## DATA LINES
※ ※ ※

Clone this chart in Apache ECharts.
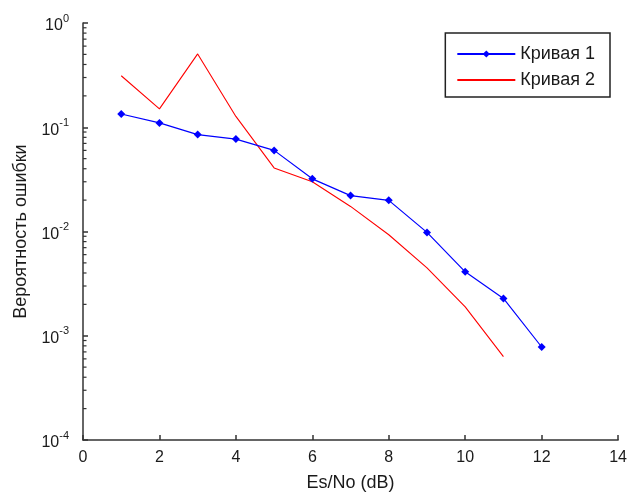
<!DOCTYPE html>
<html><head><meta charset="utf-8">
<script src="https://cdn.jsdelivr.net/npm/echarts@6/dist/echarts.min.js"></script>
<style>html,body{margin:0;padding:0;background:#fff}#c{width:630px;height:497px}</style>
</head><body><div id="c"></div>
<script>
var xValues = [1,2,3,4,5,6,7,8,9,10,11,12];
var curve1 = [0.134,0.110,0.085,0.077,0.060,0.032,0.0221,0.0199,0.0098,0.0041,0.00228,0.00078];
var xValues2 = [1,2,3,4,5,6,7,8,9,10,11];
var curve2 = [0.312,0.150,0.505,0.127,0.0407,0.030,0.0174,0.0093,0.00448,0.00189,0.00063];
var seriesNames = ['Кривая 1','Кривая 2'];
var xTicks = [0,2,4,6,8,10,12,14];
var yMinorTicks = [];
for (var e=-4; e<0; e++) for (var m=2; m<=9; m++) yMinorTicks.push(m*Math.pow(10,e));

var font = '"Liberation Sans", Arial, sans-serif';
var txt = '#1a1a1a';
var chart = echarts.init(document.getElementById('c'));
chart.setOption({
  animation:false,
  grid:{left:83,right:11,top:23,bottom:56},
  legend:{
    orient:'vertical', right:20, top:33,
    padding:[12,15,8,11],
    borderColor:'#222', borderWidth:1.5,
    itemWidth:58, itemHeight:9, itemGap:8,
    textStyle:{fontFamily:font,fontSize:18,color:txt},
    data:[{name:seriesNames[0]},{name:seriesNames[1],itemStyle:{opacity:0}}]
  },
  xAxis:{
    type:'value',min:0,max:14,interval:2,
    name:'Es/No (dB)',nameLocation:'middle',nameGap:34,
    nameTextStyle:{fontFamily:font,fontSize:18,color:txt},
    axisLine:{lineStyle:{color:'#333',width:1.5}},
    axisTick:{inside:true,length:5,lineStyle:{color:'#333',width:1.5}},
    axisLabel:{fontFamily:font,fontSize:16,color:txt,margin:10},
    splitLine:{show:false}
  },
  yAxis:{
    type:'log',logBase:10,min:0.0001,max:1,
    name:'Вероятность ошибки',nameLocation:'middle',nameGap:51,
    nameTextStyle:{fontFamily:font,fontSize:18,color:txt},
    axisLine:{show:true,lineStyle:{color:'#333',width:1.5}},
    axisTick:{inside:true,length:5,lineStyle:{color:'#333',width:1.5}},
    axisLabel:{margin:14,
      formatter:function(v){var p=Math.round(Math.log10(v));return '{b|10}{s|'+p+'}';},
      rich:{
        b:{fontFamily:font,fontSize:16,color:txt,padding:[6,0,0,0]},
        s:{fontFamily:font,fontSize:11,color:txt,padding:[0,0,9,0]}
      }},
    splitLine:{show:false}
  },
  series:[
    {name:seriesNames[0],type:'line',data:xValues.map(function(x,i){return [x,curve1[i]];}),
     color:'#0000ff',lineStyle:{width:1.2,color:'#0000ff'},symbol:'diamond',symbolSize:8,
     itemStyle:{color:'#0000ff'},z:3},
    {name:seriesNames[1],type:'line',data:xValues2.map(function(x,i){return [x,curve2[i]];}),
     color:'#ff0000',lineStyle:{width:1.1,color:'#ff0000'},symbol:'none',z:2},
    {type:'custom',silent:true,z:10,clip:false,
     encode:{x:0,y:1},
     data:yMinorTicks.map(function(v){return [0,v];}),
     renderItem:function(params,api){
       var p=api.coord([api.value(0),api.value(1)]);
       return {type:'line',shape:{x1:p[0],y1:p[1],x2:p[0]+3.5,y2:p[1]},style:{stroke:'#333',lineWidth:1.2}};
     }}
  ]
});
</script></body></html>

※ ※ ※

## WHAT YOU HAVE TO DO
Omitting all pictures, restate exactly the lines of the material from its start through the line that contains "for (var e=-4;".

## RESULT FOR THIS EXERCISE
Clone this chart in Apache ECharts.
<!DOCTYPE html>
<html><head><meta charset="utf-8">
<script src="https://cdn.jsdelivr.net/npm/echarts@6/dist/echarts.min.js"></script>
<style>html,body{margin:0;padding:0;background:#fff}#c{width:630px;height:497px}</style>
</head><body><div id="c"></div>
<script>
var xValues = [1,2,3,4,5,6,7,8,9,10,11,12];
var curve1 = [0.134,0.110,0.085,0.077,0.060,0.032,0.0221,0.0199,0.0098,0.0041,0.00228,0.00078];
var xValues2 = [1,2,3,4,5,6,7,8,9,10,11];
var curve2 = [0.312,0.150,0.505,0.127,0.0407,0.030,0.0174,0.0093,0.00448,0.00189,0.00063];
var seriesNames = ['Кривая 1','Кривая 2'];
var xTicks = [0,2,4,6,8,10,12,14];
var yMinorTicks = [];
for (var e=-4; e<0; e++) for (var m=2; m<=9; m++) yMinorTicks.push(m*Math.pow(10,e));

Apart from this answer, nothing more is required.